[Objective]
Without the pictures, write out all the lines below exactly as they appear.

::::

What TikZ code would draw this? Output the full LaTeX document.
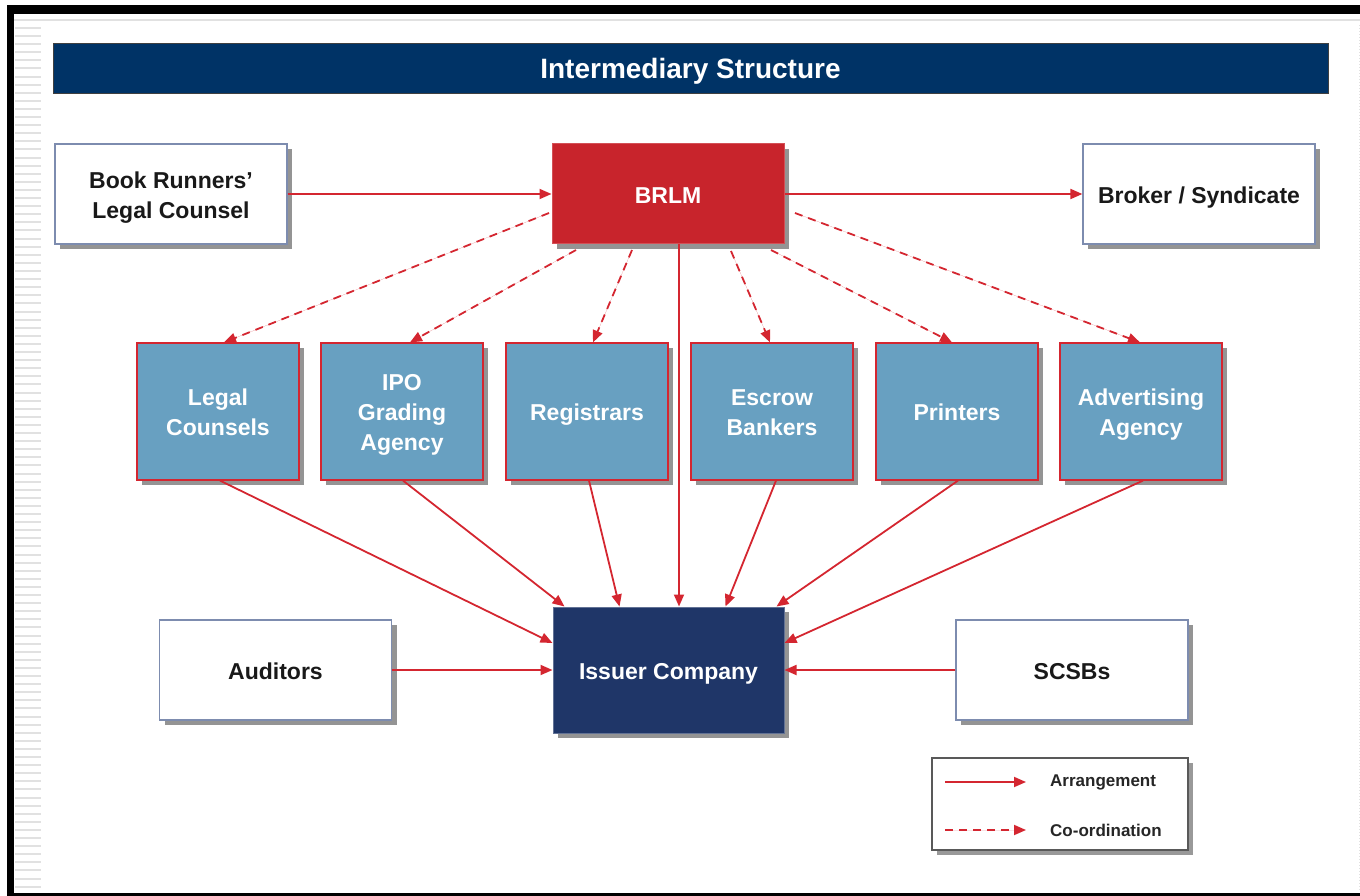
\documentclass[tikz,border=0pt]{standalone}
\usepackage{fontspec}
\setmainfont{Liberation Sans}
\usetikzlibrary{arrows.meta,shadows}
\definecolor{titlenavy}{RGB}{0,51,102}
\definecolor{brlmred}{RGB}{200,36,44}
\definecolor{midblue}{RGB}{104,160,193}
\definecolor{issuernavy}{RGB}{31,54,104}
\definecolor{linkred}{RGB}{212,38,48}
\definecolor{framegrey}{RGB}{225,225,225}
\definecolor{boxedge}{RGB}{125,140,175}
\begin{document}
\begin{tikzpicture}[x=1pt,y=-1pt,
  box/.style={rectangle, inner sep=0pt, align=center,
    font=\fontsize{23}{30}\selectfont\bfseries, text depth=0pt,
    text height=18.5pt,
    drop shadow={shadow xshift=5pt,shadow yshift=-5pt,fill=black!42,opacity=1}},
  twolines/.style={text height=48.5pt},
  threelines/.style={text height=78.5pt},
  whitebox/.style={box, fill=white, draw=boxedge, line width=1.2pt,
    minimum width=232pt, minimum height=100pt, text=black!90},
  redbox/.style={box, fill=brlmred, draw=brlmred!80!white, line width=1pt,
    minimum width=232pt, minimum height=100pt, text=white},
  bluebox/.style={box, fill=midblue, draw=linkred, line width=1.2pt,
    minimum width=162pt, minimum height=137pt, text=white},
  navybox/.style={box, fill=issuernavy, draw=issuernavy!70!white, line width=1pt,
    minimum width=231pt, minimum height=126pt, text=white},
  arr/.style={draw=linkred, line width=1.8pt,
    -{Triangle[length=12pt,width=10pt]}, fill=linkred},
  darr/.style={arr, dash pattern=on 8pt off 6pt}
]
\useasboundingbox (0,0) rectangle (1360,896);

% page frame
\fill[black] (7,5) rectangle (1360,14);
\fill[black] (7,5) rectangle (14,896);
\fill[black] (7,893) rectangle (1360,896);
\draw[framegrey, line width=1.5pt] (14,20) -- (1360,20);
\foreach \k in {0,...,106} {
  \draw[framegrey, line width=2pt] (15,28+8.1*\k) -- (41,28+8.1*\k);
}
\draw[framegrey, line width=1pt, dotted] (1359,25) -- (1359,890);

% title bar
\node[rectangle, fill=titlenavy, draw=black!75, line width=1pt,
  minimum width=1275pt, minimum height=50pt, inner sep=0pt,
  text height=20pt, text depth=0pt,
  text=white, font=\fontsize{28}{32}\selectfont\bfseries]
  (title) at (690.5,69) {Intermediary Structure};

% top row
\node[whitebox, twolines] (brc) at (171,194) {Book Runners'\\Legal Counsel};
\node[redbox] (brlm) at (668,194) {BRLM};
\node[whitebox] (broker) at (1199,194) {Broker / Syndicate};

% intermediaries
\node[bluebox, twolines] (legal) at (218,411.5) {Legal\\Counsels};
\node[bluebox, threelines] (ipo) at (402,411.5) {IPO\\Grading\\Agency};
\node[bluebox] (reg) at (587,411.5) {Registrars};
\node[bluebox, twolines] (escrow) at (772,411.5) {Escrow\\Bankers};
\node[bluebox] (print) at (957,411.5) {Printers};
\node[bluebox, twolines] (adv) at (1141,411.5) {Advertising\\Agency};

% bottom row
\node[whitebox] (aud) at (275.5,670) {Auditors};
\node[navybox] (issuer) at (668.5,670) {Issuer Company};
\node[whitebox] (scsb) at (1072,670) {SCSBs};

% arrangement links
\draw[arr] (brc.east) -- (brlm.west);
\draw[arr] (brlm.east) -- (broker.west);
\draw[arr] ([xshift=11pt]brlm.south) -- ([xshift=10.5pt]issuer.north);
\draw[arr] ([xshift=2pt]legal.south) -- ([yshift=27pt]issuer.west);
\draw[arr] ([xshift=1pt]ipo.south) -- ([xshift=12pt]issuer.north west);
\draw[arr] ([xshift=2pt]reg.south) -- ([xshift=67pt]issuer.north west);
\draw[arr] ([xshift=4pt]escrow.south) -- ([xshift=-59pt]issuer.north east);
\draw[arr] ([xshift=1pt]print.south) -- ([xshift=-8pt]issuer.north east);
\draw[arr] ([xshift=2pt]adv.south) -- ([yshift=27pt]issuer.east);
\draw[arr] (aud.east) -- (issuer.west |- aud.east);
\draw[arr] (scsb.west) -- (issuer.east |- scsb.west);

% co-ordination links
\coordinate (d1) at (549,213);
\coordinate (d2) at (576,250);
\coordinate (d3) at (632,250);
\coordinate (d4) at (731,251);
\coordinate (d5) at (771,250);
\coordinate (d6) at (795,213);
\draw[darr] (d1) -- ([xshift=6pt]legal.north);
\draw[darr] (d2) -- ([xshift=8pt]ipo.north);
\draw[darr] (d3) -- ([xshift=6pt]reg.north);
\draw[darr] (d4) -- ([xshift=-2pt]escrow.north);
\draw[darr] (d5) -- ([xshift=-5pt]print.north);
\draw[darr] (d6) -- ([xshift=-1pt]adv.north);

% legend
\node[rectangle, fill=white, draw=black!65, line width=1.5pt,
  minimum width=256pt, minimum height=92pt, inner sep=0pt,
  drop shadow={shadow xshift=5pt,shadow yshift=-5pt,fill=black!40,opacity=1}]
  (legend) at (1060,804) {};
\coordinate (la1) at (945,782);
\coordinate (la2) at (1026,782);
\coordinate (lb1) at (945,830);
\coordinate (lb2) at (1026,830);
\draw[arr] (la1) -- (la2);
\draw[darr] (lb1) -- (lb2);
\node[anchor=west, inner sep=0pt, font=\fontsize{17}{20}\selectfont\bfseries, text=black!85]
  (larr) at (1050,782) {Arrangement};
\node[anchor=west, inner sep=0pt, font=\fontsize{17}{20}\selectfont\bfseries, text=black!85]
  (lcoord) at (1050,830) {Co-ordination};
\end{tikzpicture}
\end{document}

::::

[Task solution]
What TikZ code would draw this? Output the full LaTeX document.
\documentclass[tikz,border=0pt]{standalone}
\usepackage{fontspec}
\setmainfont{Liberation Sans}
\usetikzlibrary{arrows.meta,shadows}
\definecolor{titlenavy}{RGB}{0,51,102}
\definecolor{brlmred}{RGB}{200,36,44}
\definecolor{midblue}{RGB}{104,160,193}
\definecolor{issuernavy}{RGB}{31,54,104}
\definecolor{linkred}{RGB}{212,38,48}
\definecolor{framegrey}{RGB}{225,225,225}
\definecolor{boxedge}{RGB}{125,140,175}
\begin{document}
\begin{tikzpicture}[x=1pt,y=-1pt,
  box/.style={rectangle, inner sep=0pt, align=center,
    font=\fontsize{23}{30}\selectfont\bfseries, text depth=0pt,
    text height=18.5pt,
    drop shadow={shadow xshift=5pt,shadow yshift=-5pt,fill=black!42,opacity=1}},
  twolines/.style={text height=48.5pt},
  threelines/.style={text height=78.5pt},
  whitebox/.style={box, fill=white, draw=boxedge, line width=1.2pt,
    minimum width=232pt, minimum height=100pt, text=black!90},
  redbox/.style={box, fill=brlmred, draw=brlmred!80!white, line width=1pt,
    minimum width=232pt, minimum height=100pt, text=white},
  bluebox/.style={box, fill=midblue, draw=linkred, line width=1.2pt,
    minimum width=162pt, minimum height=137pt, text=white},
  navybox/.style={box, fill=issuernavy, draw=issuernavy!70!white, line width=1pt,
    minimum width=231pt, minimum height=126pt, text=white},
  arr/.style={draw=linkred, line width=1.8pt,
    -{Triangle[length=12pt,width=10pt]}, fill=linkred},
  darr/.style={arr, dash pattern=on 8pt off 6pt}
]
\useasboundingbox (0,0) rectangle (1360,896);

% page frame
\fill[black] (7,5) rectangle (1360,14);
\fill[black] (7,5) rectangle (14,896);
\fill[black] (7,893) rectangle (1360,896);
\draw[framegrey, line width=1.5pt] (14,20) -- (1360,20);
\foreach \k in {0,...,106} {
  \draw[framegrey, line width=2pt] (15,28+8.1*\k) -- (41,28+8.1*\k);
}
\draw[framegrey, line width=1pt, dotted] (1359,25) -- (1359,890);

% title bar
\node[rectangle, fill=titlenavy, draw=black!75, line width=1pt,
  minimum width=1275pt, minimum height=50pt, inner sep=0pt,
  text height=20pt, text depth=0pt,
  text=white, font=\fontsize{28}{32}\selectfont\bfseries]
  (title) at (690.5,69) {Intermediary Structure};

% top row
\node[whitebox, twolines] (brc) at (171,194) {Book Runners'\\Legal Counsel};
\node[redbox] (brlm) at (668,194) {BRLM};
\node[whitebox] (broker) at (1199,194) {Broker / Syndicate};

% intermediaries
\node[bluebox, twolines] (legal) at (218,411.5) {Legal\\Counsels};
\node[bluebox, threelines] (ipo) at (402,411.5) {IPO\\Grading\\Agency};
\node[bluebox] (reg) at (587,411.5) {Registrars};
\node[bluebox, twolines] (escrow) at (772,411.5) {Escrow\\Bankers};
\node[bluebox] (print) at (957,411.5) {Printers};
\node[bluebox, twolines] (adv) at (1141,411.5) {Advertising\\Agency};

% bottom row
\node[whitebox] (aud) at (275.5,670) {Auditors};
\node[navybox] (issuer) at (668.5,670) {Issuer Company};
\node[whitebox] (scsb) at (1072,670) {SCSBs};

% arrangement links
\draw[arr] (brc.east) -- (brlm.west);
\draw[arr] (brlm.east) -- (broker.west);
\draw[arr] ([xshift=11pt]brlm.south) -- ([xshift=10.5pt]issuer.north);
\draw[arr] ([xshift=2pt]legal.south) -- ([yshift=27pt]issuer.west);
\draw[arr] ([xshift=1pt]ipo.south) -- ([xshift=12pt]issuer.north west);
\draw[arr] ([xshift=2pt]reg.south) -- ([xshift=67pt]issuer.north west);
\draw[arr] ([xshift=4pt]escrow.south) -- ([xshift=-59pt]issuer.north east);
\draw[arr] ([xshift=1pt]print.south) -- ([xshift=-8pt]issuer.north east);
\draw[arr] ([xshift=2pt]adv.south) -- ([yshift=27pt]issuer.east);
\draw[arr] (aud.east) -- (issuer.west |- aud.east);
\draw[arr] (scsb.west) -- (issuer.east |- scsb.west);

% co-ordination links
\coordinate (d1) at (549,213);
\coordinate (d2) at (576,250);
\coordinate (d3) at (632,250);
\coordinate (d4) at (731,251);
\coordinate (d5) at (771,250);
\coordinate (d6) at (795,213);
\draw[darr] (d1) -- ([xshift=6pt]legal.north);
\draw[darr] (d2) -- ([xshift=8pt]ipo.north);
\draw[darr] (d3) -- ([xshift=6pt]reg.north);
\draw[darr] (d4) -- ([xshift=-2pt]escrow.north);
\draw[darr] (d5) -- ([xshift=-5pt]print.north);
\draw[darr] (d6) -- ([xshift=-1pt]adv.north);

% legend
\node[rectangle, fill=white, draw=black!65, line width=1.5pt,
  minimum width=256pt, minimum height=92pt, inner sep=0pt,
  drop shadow={shadow xshift=5pt,shadow yshift=-5pt,fill=black!40,opacity=1}]
  (legend) at (1060,804) {};
\coordinate (la1) at (945,782);
\coordinate (la2) at (1026,782);
\coordinate (lb1) at (945,830);
\coordinate (lb2) at (1026,830);
\draw[arr] (la1) -- (la2);
\draw[darr] (lb1) -- (lb2);
\node[anchor=west, inner sep=0pt, font=\fontsize{17}{20}\selectfont\bfseries, text=black!85]
  (larr) at (1050,782) {Arrangement};
\node[anchor=west, inner sep=0pt, font=\fontsize{17}{20}\selectfont\bfseries, text=black!85]
  (lcoord) at (1050,830) {Co-ordination};
\end{tikzpicture}
\end{document}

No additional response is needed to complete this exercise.